Définition du taux directeur
Pour mener à bien leurs missions, les banques centrales utilisent différents taux d'intérêt qu'elles fixent librement. Parmi ces taux, le taux de refinancement représente le prix auquel les banques commerciales achètent leurs liquidités afin de faire crédit aux ménages et aux entreprises. Les mouvements des taux directeurs des banques centrales ont donc une incidence directe sur la masse monétaire en circulation et de fait sur l'activité économique de leur pays. Les taux directeurs sont les taux d'intérêt à court terme fixés par les banques centrales (voir l'article consacrés aux banques centrales). Ces dernières les utilisent pour piloter leur politique monétaire et par conséquent contrôler la masse monétaire et réguler l'activité économique de leur pays.
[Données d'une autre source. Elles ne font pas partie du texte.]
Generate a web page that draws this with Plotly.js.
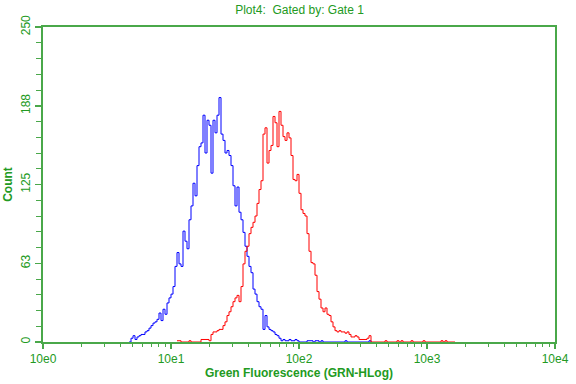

La croissance économique au Maroc en 2023 selon la BERD
La reprise économique au Maroc devrait ralentir à 1,1% en 2022, après un rebond record de 7,4 % en 2021, souligne la BERD dans son nouveau rapport sur les perspectives économiques régionales. Le PIB n'a progressé que de 0,3 % en glissement annuel au premier trimestre, indique la même source, expliquant que cette situation est due à la contraction de l'agriculture, en raison de la sécheresse. La mauvaise saison agricole accroît la demande de denrées alimentaires importées à des prix internationaux plus élevés, dans un contexte de perturbations de la chaîne d'approvisionnement mondiale, ce qui a fait grimper le taux d'inflation du Maroc à 5,1 % au premier semestre, ajoute la même source. Pour 2023, la BERD prévoit une croissance du PIB de 3,3% à mesure que l'agriculture se redresse et que le rythme de croissance des autres secteurs revient aux niveaux prépandémiques.